Given that remixes are the most definitive part of Thibaut Berland’s discography as Breakbot, it’s no real surprise that there was a four year gap between his low-key debut album By Your Side and the follow-up Still Waters. Even less surprising is how little the Breakbot formula has changed; vocal duties have shifted around from multiple collaborators to a few standard vocalists across the entire album, most notably his frequent collaborator Irfane. Outside of this, Still Waters is essentially a similar album, but one that’s still highly enjoyable.

Breakbot Still WatersIrfane’s inclusion on the album comes as no surprise—he featured on five tracks out of the fourteen on By Your Side—and in turn acts as one of the defining factors of Still Waters. His voice is a perfect match for Breakbot’s mix of French house, disco and funk, and it contributes to the album’s similar nature. Get Lost in particular features the same retro beats and disco flair that defined that first album, almost to a negative degree. 2Good4Me acts as the most unexpected Irfane track, with a decidedly more modern beat that sets it apart from the rest of the album.
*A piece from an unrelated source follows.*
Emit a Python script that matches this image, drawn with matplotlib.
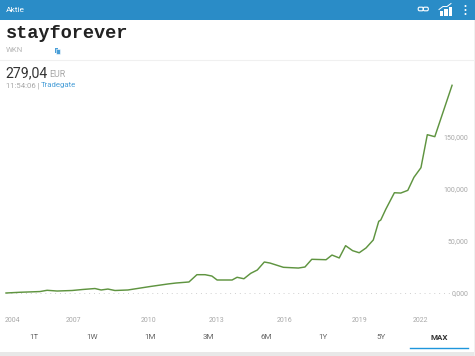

In every other moment, his inclusion threatens to keep the album in a safe, almost too predictable place; enjoyable, surely, but without note.

The moments that truly shine on the album come in moments that suitably enough do not feature Irfane. My Toy is deceptively simple, similar in style but dominated by a subtle looping piano riff and bass line that catches your attention much faster than the preceding tracks, with its female vocalist doing a perfect job of acting as the track’s commanding feature, between the harmonies and her soulful voice. Turning Around stands out for similar reasons, featuring a less dominant piano riff but replacing them with hypnotic bass lines and a slinky, seductive atmosphere. Yet the strongest track, without question, is the closing track and album’s namesake, Still Waters. Despite again carrying that distinct retro Breakbot feel, it does away with vocals entirely, allowing the focus to remain on its bubbly melodies and layers of synths. Berland’s production skills are indeed a marvel, but they never get as much of a showing on the album as they do here.

By repeatedly using the same vocalists, Still Waters falls far too close to landing in a rut, a fate from which it is only saved thanks to My Toy and Turning Around. This isn’t to say that the album is unenjoyable; it merely lacks the diversity offered by multiple vocalists, or the flourishes featured on instrumental tracks that defined By Your Side and made it so great. It’s unfortunate that Still Waters fell victim to the sophomore slump syndrome, but signs of Breakbot’s skill surely do shine through enough to make it worthwhile.